Because while you may be moaning about your first gray hairs and the fact that it's suddenly become harder to lose those final (or first) five pounds and you've started paying as much attention to your retirement fund as to your kids' college fund, the reality is that some things really haven't changed very much. We're talking about your fertility—your ability to become pregnant. Yes, it's true that fertility declines with age. However, up to 80 percent of women between 40 and 43 can still get pregnant. In fact, your fertility doesn't end totally until you reach menopause—the day you've gone 12 consecutive months without a period.
Unfortunately, this is a fact that many women your age don't know. One study found that women in their late 30s and early 40s who were still sexually active thought that if they didn't get pregnant, they were infertile. Nope. They were just lucky.
In another study of 55 women with a median age of 72, just 55 percent said their doctor ever discussed sex with them once they turned 40. You can bet that if their doctors weren't talking to these women about sex, they probably weren't talking to them about contraception either.

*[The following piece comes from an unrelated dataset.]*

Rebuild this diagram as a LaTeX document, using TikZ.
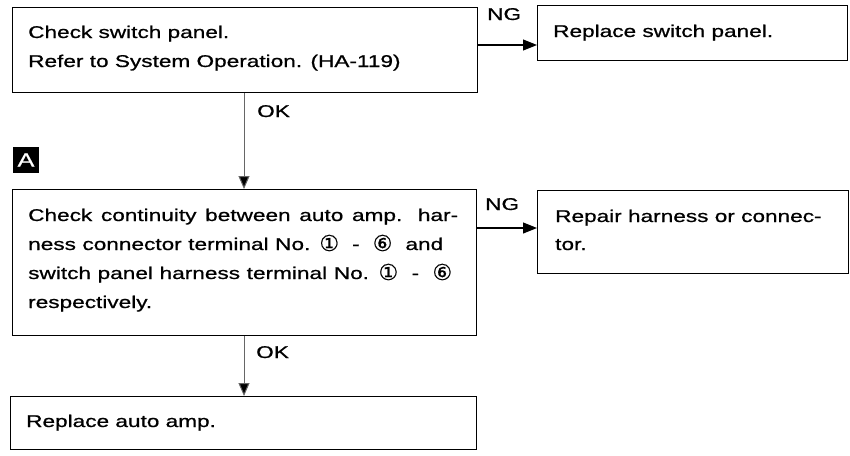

All of which leads to the somewhat scary statistic you need to know: 29 percent of pregnancies in women 35 to 39 in the United States are unplanned, as are 38 percent of pregnancies in women 40 and older. Of those unplanned pregnancies, 56 percent end in abortion.
Bottom line: Even if you're finished with childbearing, you and/or your partner should take precautions to prevent pregnancy.
What to Use
By this point in your life, you've probably been through the contraceptive version of soup to nuts. Birth control pills, IUDs, condoms, jellies, and creams.
So now what do you do?
That depends on your answer to one question: Do you want more children?

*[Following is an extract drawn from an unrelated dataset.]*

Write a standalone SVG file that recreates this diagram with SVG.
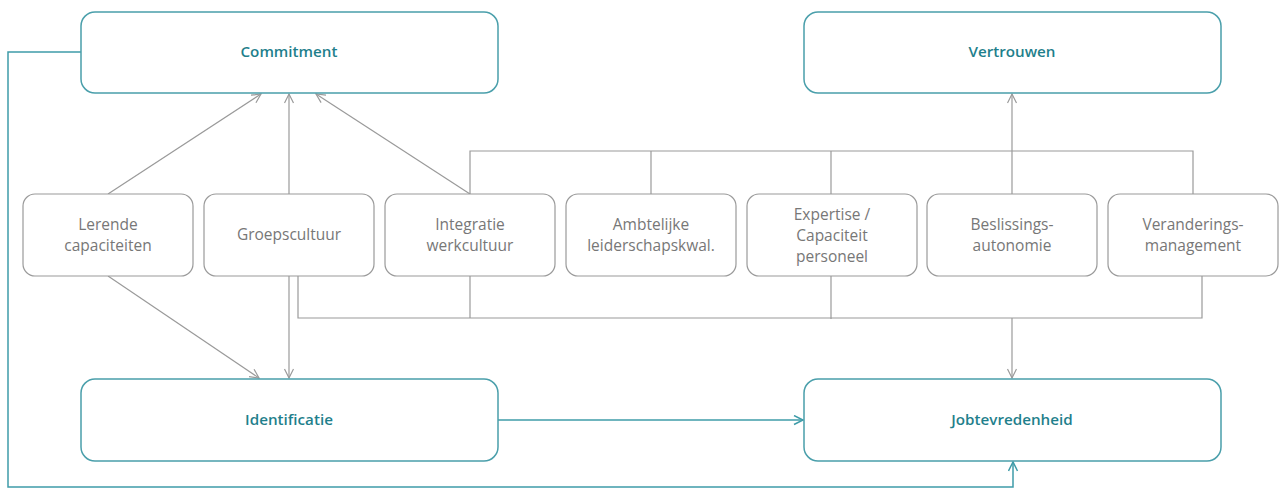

If you answered yes, then you need reversible contraption. Your options include:
Birth control pills. Healthy women over 35 can safely use oral contraception, as long as they don't smoke, have normal blood pressure and have no history of cardiovascular disease. In fact, you can keep using it until age 50.

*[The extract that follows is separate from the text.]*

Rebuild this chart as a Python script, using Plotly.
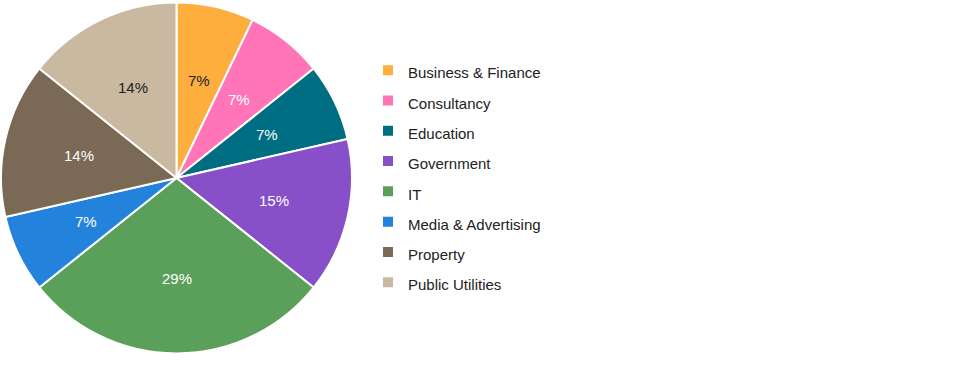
import math
import plotly.graph_objects as go

categories = ["Business & Finance", "Consultancy", "Education", "Government",
              "IT", "Media & Advertising", "Property", "Public Utilities"]
counts = [1, 1, 1, 2, 4, 1, 2, 2]
pct_labels = ["7%", "7%", "7%", "15%", "29%", "7%", "14%", "14%"]
colors = ["#FDAE3D", "#FF75B7", "#006E82", "#8750C8",
          "#5AA05A", "#2383DC", "#7A6A55", "#C8B9A0"]
text_colors = ["#222222", "#FFFFFF", "#FFFFFF", "#FFFFFF",
               "#FFFFFF", "#FFFFFF", "#FFFFFF", "#222222"]

W, H = 960, 365
FONT = "Liberation Sans, Arial, sans-serif"
dom_x = [1 / W, 352 / W]
dom_y = [1 - 354 / H, 1 - 2 / H]

legend_labels = ['<span style="font-size:15px">%s</span>' % c.replace("&", "&amp;") for c in categories]

fig = go.Figure(go.Pie(
    labels=legend_labels,
    values=counts,
    textinfo="none",
    marker=dict(colors=colors, line=dict(color="#FFFFFF", width=2)),
    sort=False,
    direction="clockwise",
    rotation=0,
    hoverinfo="skip",
    domain=dict(x=dom_x, y=dom_y),
))

# data labels placed at ~57% of the radius along each slice's mid angle
cx_px = (dom_x[0] + dom_x[1]) / 2 * W
cy_px = (1 - (dom_y[0] + dom_y[1]) / 2) * H
R_px = min((dom_x[1] - dom_x[0]) * W, (dom_y[1] - dom_y[0]) * H) / 2
total = sum(counts)
cum = 0
annotations = []
for v, t, tc in zip(counts, pct_labels, text_colors):
    mid = (cum + v / 2) / total * 2 * math.pi
    cum += v
    r = 0.57 * R_px
    x_px = cx_px + r * math.sin(mid)
    y_px = cy_px - r * math.cos(mid)
    annotations.append(dict(
        x=x_px / W, y=1 - y_px / H, xref="paper", yref="paper",
        text=t, showarrow=False, xanchor="center", yanchor="middle",
        font=dict(family=FONT, size=15, color=tc),
    ))

fig.update_layout(
    width=W, height=H,
    margin=dict(l=0, r=0, t=0, b=0),
    paper_bgcolor="#FFFFFF",
    plot_bgcolor="#FFFFFF",
    showlegend=True,
    annotations=annotations,
    legend=dict(
        x=368 / W, xanchor="left",
        y=1 - 50 / H, yanchor="top",
        font=dict(family=FONT, size=21, color="#222222"),
        bgcolor="rgba(0,0,0,0)",
        traceorder="normal",
    ),
)

fig.write_html("out.html")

Rings and patches. Other estrogen-based birth control options include NuvaRing, which is inserted into the vagina like a diaphragm with a three-weeks-on-one-week-off schedule; and Ortho Evra, a skin patch embedded with hormones.
Progestogen options. These options include the injection Depo-Provera, the matchstick-sized rod Implanon and the IUD Mirena. All use the hormone progestogen to prevent pregnancy, and all can be used for months (Depo-Provera) or years (Implanon and Mirena).
Nonhormonal options. Copper IUDs, spermicides, the Today Sponge, diaphragms, cervical caps and condoms provide protection without hormones, but none are as effective as hormonal measures. Barely any women 35 and older use barrier methods.
Now, if you answered "no" to the question above, then you might want to consider permanent contraception, either for you or your partner. Female sterilization is the most common form of contraception overall, and the birth control method used most often by women 35 and older. There are two primary forms of female sterilization: the traditional tubal ligation, often called "getting your tubes tied," and fallopian tube occlusion, a minimally invasive nonsurgical procedure. There are two systems approved for permanent contraception: Essure and Adiana. Both involve inserting a small device into your fallopian tube, which then causes tissue to grow and form a permanent barrier that blocks sperm from reaching the egg. The chart below compares tubal ligation and the nonsurgical permanent contraception.
|Tubal Ligation||Nonsurgical Permanent Contraception (Essure, Adiana)|
|What is it?||Surgical procedure. Surgeon makes a small incision through the abdomen, inserts a laparoscope to view the pelvic region and tubes, and either blocks the tubes with a ring or burns or clips them shut.||Nonsurgical procedure. Hysteroscope is used to insert a small device through the vagina, cervix and uterus into the fallopian tube where, over three months, it forms a tissue barrier that prevents sperm from reaching the egg. After three months, a special x-ray is done to make sure your tubes are completely blocked.|
|Where is it performed?||Hospital setting||Physician office|
|What type of anesthesia is required?||General anesthesia||Local anesthesia may be used. General anesthesia is not required, though it may be offered. Discuss your anesthesia options with your physician.|
|What are the risks?||Pain, bleeding, infection and other postsurgical complications, as well as an ectopic, or tubal, pregnancy||Mild to moderate pain after insertion, very small risk of ectopic or tubal pregnancy|
|How long does it take to recover?||Two weeks or more||Within 24 hours|
Of course, you can always insist that it's time he took care of the birth control option and had a vasectomy.
No matter what you choose, just choose. Otherwise, you may find your 40s more, um, interesting than you'd planned!